[Figure scripts]
★ ★ ★ ★ ★ ★ ★
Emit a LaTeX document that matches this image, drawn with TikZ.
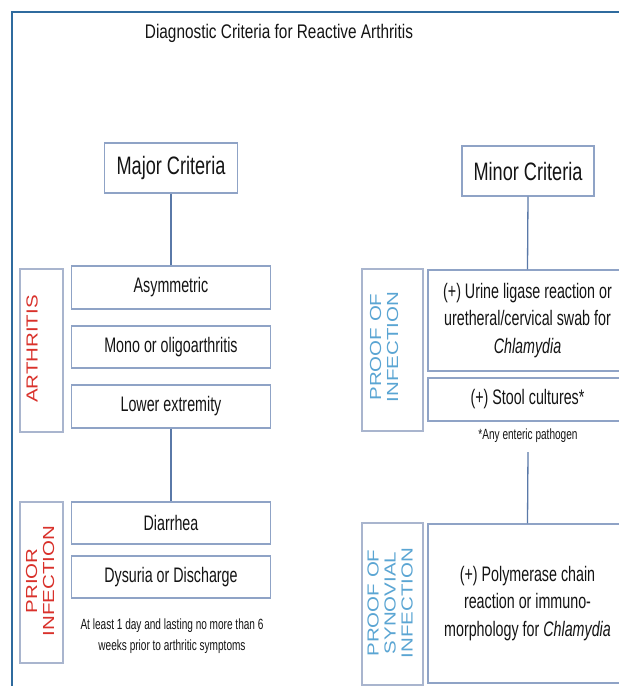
\documentclass[tikz,border=0pt]{standalone}
\usepackage{fontspec}
\newfontfamily\mainf[FakeStretch=0.68]{Liberation Sans}
\newfontfamily\headf[FakeStretch=0.72]{Liberation Sans}
\newfontfamily\titlef[FakeStretch=0.78]{Liberation Sans}
\newfontfamily\sidef[FakeStretch=1.28]{Liberation Sans}
\definecolor{framec}{HTML}{2F6B9E}
\definecolor{boxc}{HTML}{8FA3C6}
\definecolor{sidec}{HTML}{A9B5CE}
\definecolor{linkc}{HTML}{5A79A8}
\definecolor{redc}{HTML}{D9312B}
\definecolor{bluec}{HTML}{5AA5D3}
\definecolor{txtc}{HTML}{141414}
\tikzset{
  critbox/.style={draw=boxc, line width=1.3pt, inner sep=0pt, text=txtc, align=center, minimum width=199pt},
  headbox/.style={draw=boxc, line width=1.3pt, inner sep=0pt, text=txtc, minimum height=50pt, font=\headf\fontsize{25.2}{29}\selectfont},
  sidebox/.style={draw=sidec, line width=1.3pt, inner sep=0pt},
  sidetxt/.style={inner sep=0pt, rotate=90, align=center, font=\sidef\fontsize{16}{17}\selectfont},
  boxfont/.style={font=\mainf\fontsize{21}{27.5}\selectfont},
  notefont/.style={inner sep=0pt, text=txtc, align=center, font=\mainf\fontsize{14.8}{21}\selectfont},
  link/.style={draw=linkc, line width=1.3pt}
}
\begin{document}
\begin{tikzpicture}[x=1pt,y=-1pt]
\clip (0,0) rectangle (619,686);
\fill[white] (0,0) rectangle (619,686);
\draw[framec, line width=2pt] (12,700) -- (12,12) -- (640,12);

\node[inner sep=0pt, text=txtc, font=\titlef\fontsize{19.7}{24}\selectfont] (title) at (279,33) {Diagnostic Criteria for Reactive Arthritis};

% Left column
\node[headbox, minimum width=133pt] (major) at (171,168) {Major Criteria};
\node[critbox, boxfont, minimum height=43pt] (asym) at (171,287.5) {Asymmetric};
\node[critbox, boxfont, minimum height=42pt] (mono) at (171,347) {Mono or oligoarthritis};
\node[critbox, boxfont, minimum height=43pt] (lower) at (171,406.5) {Lower extremity};
\node[critbox, boxfont, minimum height=42pt] (diar) at (171,523) {Diarrhea};
\node[critbox, boxfont, minimum height=42pt] (dysu) at (171,577) {Dysuria or Discharge};
\node[notefont] (footl) at (172,636.5) {At least 1 day and lasting no more than 6\\weeks prior to arthritic symptoms};

\node[sidebox, minimum width=43pt, minimum height=163pt] (arthbox) at (41.5,350.5) {};
\node[sidetxt, text=redc] (arthtxt) at (32,349) {ARTHRITIS};
\node[sidebox, minimum width=43pt, minimum height=161pt] (priorbox) at (41.5,582.5) {};
\node[sidetxt, text=redc] (priortxt) at (40,581) {PRIOR\\INFECTION};

\draw[link] (major.south) -- (asym.north);
\draw[link] (lower.south) -- (diar.north);

% Right column
\node[headbox, minimum width=132pt] (minor) at (528,171) {Minor Criteria};
\node[critbox, boxfont, minimum height=101pt] (urine) at (527.5,320.5) {(+) Urine ligase reaction or\\uretheral/cervical swab for\\\textit{Chlamydia}};
\node[critbox, boxfont, minimum height=43pt] (stool) at (527.5,399.5) {(+) Stool cultures*};
\node[notefont] (footr) at (528,436) {*Any enteric pathogen};
\coordinate (footlink) at (528,452);
\node[critbox, boxfont, minimum height=159pt] (pcr) at (527.5,603.5) {(+) Polymerase chain\\reaction or immuno-\\morphology for \textit{Chlamydia}};

\node[sidebox, minimum width=61pt, minimum height=162pt] (proofbox) at (392.5,350) {};
\node[sidetxt, text=bluec] (prooftxt) at (384,347) {PROOF OF\\INFECTION};
\node[sidebox, minimum width=61pt, minimum height=162pt] (synbox) at (392.5,604) {};
\node[sidetxt, text=bluec] (syntxt) at (390,603) {PROOF OF\\SYNOVIAL\\INFECTION};

\draw[link] (minor.south) -- (urine.north);
\draw[link] (footlink) -- (pcr.north);
\end{tikzpicture}
\end{document}
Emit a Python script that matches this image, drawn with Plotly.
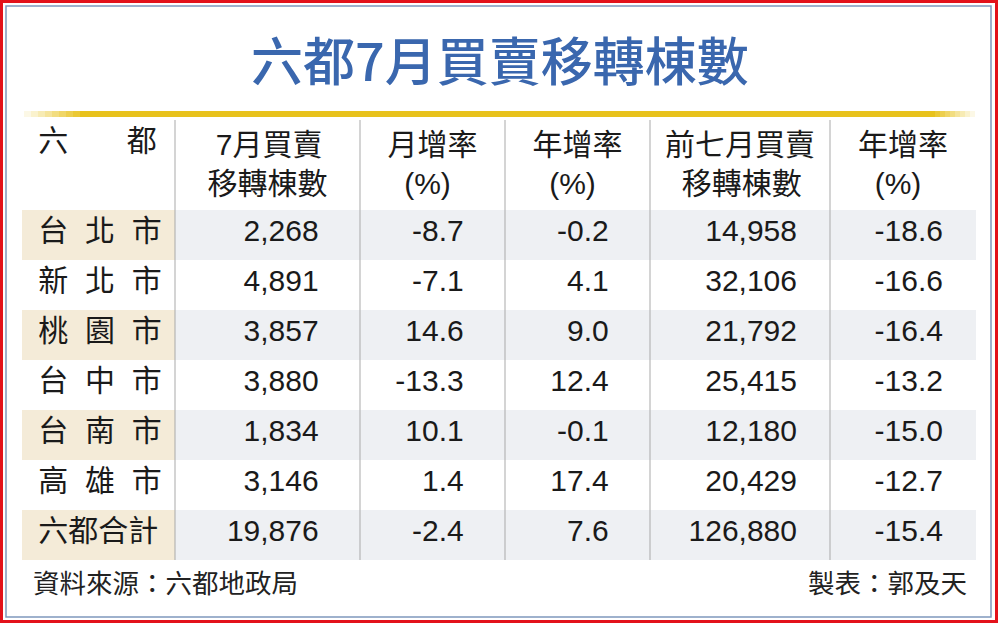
★ ★ ★ ★ ★ ★ ★
GIVEN REQUEST: Say, as a single number and nothing more, how many lines of the entries contain the word "with".

WRITTEN REPLY: 2